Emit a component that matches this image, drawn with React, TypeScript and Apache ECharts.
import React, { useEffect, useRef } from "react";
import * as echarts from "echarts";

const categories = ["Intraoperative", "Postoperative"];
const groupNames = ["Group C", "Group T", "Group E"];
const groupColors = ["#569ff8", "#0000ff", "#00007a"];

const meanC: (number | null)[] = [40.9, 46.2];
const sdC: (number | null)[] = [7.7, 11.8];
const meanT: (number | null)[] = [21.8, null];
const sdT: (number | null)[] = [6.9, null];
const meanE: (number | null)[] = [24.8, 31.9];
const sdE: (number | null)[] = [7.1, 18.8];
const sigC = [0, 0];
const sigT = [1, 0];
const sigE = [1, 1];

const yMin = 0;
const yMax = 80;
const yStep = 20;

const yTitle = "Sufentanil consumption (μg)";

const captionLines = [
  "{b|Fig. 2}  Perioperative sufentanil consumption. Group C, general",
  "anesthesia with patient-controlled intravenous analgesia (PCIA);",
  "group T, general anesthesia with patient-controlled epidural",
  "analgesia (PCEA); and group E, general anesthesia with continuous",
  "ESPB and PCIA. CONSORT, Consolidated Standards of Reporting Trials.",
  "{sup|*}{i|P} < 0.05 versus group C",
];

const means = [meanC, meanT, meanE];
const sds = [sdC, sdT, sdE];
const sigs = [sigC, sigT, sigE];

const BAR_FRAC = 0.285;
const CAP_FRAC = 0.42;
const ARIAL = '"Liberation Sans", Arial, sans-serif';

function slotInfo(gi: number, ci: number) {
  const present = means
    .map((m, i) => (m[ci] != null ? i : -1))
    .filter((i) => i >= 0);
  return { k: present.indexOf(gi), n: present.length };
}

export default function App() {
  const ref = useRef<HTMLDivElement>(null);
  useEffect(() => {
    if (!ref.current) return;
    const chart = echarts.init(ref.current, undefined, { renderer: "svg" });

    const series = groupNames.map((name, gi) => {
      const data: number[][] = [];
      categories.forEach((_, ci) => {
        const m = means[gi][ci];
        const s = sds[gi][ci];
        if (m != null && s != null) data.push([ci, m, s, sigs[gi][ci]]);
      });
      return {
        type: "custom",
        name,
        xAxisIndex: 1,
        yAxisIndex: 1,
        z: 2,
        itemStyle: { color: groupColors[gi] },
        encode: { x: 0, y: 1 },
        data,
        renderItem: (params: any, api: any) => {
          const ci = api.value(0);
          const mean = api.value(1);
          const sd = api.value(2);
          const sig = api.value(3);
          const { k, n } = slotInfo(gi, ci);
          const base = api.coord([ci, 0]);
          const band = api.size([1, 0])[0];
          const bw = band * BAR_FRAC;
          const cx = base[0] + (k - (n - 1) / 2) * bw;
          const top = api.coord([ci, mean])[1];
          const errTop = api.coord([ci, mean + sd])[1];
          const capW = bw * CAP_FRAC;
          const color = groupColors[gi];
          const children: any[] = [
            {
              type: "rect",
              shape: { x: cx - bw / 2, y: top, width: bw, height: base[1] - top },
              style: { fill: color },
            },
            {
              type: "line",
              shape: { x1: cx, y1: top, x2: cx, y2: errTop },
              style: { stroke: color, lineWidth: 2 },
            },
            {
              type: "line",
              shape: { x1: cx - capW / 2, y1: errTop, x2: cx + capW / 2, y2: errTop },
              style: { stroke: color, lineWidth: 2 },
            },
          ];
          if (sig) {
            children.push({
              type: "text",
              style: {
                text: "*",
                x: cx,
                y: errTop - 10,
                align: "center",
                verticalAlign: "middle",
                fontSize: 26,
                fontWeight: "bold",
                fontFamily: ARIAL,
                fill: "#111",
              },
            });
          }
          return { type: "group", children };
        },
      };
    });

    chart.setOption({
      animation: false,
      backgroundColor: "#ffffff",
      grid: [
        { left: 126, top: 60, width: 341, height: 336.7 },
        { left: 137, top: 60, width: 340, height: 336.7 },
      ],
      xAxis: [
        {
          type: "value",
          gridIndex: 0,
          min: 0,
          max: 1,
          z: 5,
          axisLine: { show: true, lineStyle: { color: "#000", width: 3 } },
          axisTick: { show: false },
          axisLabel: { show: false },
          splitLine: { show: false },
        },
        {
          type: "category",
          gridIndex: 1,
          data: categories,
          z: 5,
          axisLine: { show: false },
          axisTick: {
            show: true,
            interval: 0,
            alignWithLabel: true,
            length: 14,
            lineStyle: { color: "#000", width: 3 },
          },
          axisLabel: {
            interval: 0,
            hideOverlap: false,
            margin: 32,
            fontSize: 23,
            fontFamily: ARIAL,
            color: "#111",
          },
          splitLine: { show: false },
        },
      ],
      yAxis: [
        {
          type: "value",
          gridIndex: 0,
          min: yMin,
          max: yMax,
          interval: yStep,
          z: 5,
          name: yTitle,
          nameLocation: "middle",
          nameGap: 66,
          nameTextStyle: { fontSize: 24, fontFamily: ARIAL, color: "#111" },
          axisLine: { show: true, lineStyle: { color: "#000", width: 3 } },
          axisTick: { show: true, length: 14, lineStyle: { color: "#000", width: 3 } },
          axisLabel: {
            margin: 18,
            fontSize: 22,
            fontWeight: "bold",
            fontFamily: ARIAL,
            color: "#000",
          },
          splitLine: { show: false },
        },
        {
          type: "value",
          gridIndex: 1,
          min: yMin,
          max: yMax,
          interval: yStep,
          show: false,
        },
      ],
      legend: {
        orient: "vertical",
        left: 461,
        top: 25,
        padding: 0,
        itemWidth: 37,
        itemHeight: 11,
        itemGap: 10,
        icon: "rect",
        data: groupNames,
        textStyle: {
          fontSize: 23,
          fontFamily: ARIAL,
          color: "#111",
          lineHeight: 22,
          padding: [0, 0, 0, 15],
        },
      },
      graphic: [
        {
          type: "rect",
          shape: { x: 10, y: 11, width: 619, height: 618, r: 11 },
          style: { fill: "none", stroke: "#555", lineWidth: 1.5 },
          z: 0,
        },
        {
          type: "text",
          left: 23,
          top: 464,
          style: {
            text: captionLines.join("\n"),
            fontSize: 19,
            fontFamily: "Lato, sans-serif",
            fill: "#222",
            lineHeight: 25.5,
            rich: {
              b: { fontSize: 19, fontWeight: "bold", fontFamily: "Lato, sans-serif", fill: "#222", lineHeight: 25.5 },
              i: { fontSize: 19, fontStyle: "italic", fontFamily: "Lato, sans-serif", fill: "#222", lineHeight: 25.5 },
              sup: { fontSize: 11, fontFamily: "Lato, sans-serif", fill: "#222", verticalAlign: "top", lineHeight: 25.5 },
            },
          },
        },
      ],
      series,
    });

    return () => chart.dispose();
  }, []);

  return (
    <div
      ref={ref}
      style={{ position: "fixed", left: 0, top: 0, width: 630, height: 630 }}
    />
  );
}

──────────────────────────────

● WRITTEN EXERCISE: Reproduce the data shown above exactly.

● EXERCISE OUTPUT:
Emit a component that matches this image, drawn with React, TypeScript and Apache ECharts.
import React, { useEffect, useRef } from "react";
import * as echarts from "echarts";

const categories = ["Intraoperative", "Postoperative"];
const groupNames = ["Group C", "Group T", "Group E"];
const groupColors = ["#569ff8", "#0000ff", "#00007a"];

const meanC: (number | null)[] = [40.9, 46.2];
const sdC: (number | null)[] = [7.7, 11.8];
const meanT: (number | null)[] = [21.8, null];
const sdT: (number | null)[] = [6.9, null];
const meanE: (number | null)[] = [24.8, 31.9];
const sdE: (number | null)[] = [7.1, 18.8];
const sigC = [0, 0];
const sigT = [1, 0];
const sigE = [1, 1];

const yMin = 0;
const yMax = 80;
const yStep = 20;

const yTitle = "Sufentanil consumption (μg)";

const captionLines = [
  "{b|Fig. 2}  Perioperative sufentanil consumption. Group C, general",
  "anesthesia with patient-controlled intravenous analgesia (PCIA);",
  "group T, general anesthesia with patient-controlled epidural",
  "analgesia (PCEA); and group E, general anesthesia with continuous",
  "ESPB and PCIA. CONSORT, Consolidated Standards of Reporting Trials.",
  "{sup|*}{i|P} < 0.05 versus group C",
];

const means = [meanC, meanT, meanE];
const sds = [sdC, sdT, sdE];
const sigs = [sigC, sigT, sigE];

const BAR_FRAC = 0.285;
const CAP_FRAC = 0.42;
const ARIAL = '"Liberation Sans", Arial, sans-serif';

function slotInfo(gi: number, ci: number) {
  const present = means
    .map((m, i) => (m[ci] != null ? i : -1))
    .filter((i) => i >= 0);
  return { k: present.indexOf(gi), n: present.length };
}

export default function App() {
  const ref = useRef<HTMLDivElement>(null);
  useEffect(() => {
    if (!ref.current) return;
    const chart = echarts.init(ref.current, undefined, { renderer: "svg" });

    const series = groupNames.map((name, gi) => {
      const data: number[][] = [];
      categories.forEach((_, ci) => {
        const m = means[gi][ci];
        const s = sds[gi][ci];
        if (m != null && s != null) data.push([ci, m, s, sigs[gi][ci]]);
      });
      return {
        type: "custom",
        name,
        xAxisIndex: 1,
        yAxisIndex: 1,
        z: 2,
        itemStyle: { color: groupColors[gi] },
        encode: { x: 0, y: 1 },
        data,
        renderItem: (params: any, api: any) => {
          const ci = api.value(0);
          const mean = api.value(1);
          const sd = api.value(2);
          const sig = api.value(3);
          const { k, n } = slotInfo(gi, ci);
          const base = api.coord([ci, 0]);
          const band = api.size([1, 0])[0];
          const bw = band * BAR_FRAC;
          const cx = base[0] + (k - (n - 1) / 2) * bw;
          const top = api.coord([ci, mean])[1];
          const errTop = api.coord([ci, mean + sd])[1];
          const capW = bw * CAP_FRAC;
          const color = groupColors[gi];
          const children: any[] = [
            {
              type: "rect",
              shape: { x: cx - bw / 2, y: top, width: bw, height: base[1] - top },
              style: { fill: color },
            },
            {
              type: "line",
              shape: { x1: cx, y1: top, x2: cx, y2: errTop },
              style: { stroke: color, lineWidth: 2 },
            },
            {
              type: "line",
              shape: { x1: cx - capW / 2, y1: errTop, x2: cx + capW / 2, y2: errTop },
              style: { stroke: color, lineWidth: 2 },
            },
          ];
          if (sig) {
            children.push({
              type: "text",
              style: {
                text: "*",
                x: cx,
                y: errTop - 10,
                align: "center",
                verticalAlign: "middle",
                fontSize: 26,
                fontWeight: "bold",
                fontFamily: ARIAL,
                fill: "#111",
              },
            });
          }
          return { type: "group", children };
        },
      };
    });

    chart.setOption({
      animation: false,
      backgroundColor: "#ffffff",
      grid: [
        { left: 126, top: 60, width: 341, height: 336.7 },
        { left: 137, top: 60, width: 340, height: 336.7 },
      ],
      xAxis: [
        {
          type: "value",
          gridIndex: 0,
          min: 0,
          max: 1,
          z: 5,
          axisLine: { show: true, lineStyle: { color: "#000", width: 3 } },
          axisTick: { show: false },
          axisLabel: { show: false },
          splitLine: { show: false },
        },
        {
          type: "category",
          gridIndex: 1,
          data: categories,
          z: 5,
          axisLine: { show: false },
          axisTick: {
            show: true,
            interval: 0,
            alignWithLabel: true,
            length: 14,
            lineStyle: { color: "#000", width: 3 },
          },
          axisLabel: {
            interval: 0,
            hideOverlap: false,
            margin: 32,
            fontSize: 23,
            fontFamily: ARIAL,
            color: "#111",
          },
          splitLine: { show: false },
        },
      ],
      yAxis: [
        {
          type: "value",
          gridIndex: 0,
          min: yMin,
          max: yMax,
          interval: yStep,
          z: 5,
          name: yTitle,
          nameLocation: "middle",
          nameGap: 66,
          nameTextStyle: { fontSize: 24, fontFamily: ARIAL, color: "#111" },
          axisLine: { show: true, lineStyle: { color: "#000", width: 3 } },
          axisTick: { show: true, length: 14, lineStyle: { color: "#000", width: 3 } },
          axisLabel: {
            margin: 18,
            fontSize: 22,
            fontWeight: "bold",
            fontFamily: ARIAL,
            color: "#000",
          },
          splitLine: { show: false },
        },
        {
          type: "value",
          gridIndex: 1,
          min: yMin,
          max: yMax,
          interval: yStep,
          show: false,
        },
      ],
      legend: {
        orient: "vertical",
        left: 461,
        top: 25,
        padding: 0,
        itemWidth: 37,
        itemHeight: 11,
        itemGap: 10,
        icon: "rect",
        data: groupNames,
        textStyle: {
          fontSize: 23,
          fontFamily: ARIAL,
          color: "#111",
          lineHeight: 22,
          padding: [0, 0, 0, 15],
        },
      },
      graphic: [
        {
          type: "rect",
          shape: { x: 10, y: 11, width: 619, height: 618, r: 11 },
          style: { fill: "none", stroke: "#555", lineWidth: 1.5 },
          z: 0,
        },
        {
          type: "text",
          left: 23,
          top: 464,
          style: {
            text: captionLines.join("\n"),
            fontSize: 19,
            fontFamily: "Lato, sans-serif",
            fill: "#222",
            lineHeight: 25.5,
            rich: {
              b: { fontSize: 19, fontWeight: "bold", fontFamily: "Lato, sans-serif", fill: "#222", lineHeight: 25.5 },
              i: { fontSize: 19, fontStyle: "italic", fontFamily: "Lato, sans-serif", fill: "#222", lineHeight: 25.5 },
              sup: { fontSize: 11, fontFamily: "Lato, sans-serif", fill: "#222", verticalAlign: "top", lineHeight: 25.5 },
            },
          },
        },
      ],
      series,
    });

    return () => chart.dispose();
  }, []);

  return (
    <div
      ref={ref}
      style={{ position: "fixed", left: 0, top: 0, width: 630, height: 630 }}
    />
  );
}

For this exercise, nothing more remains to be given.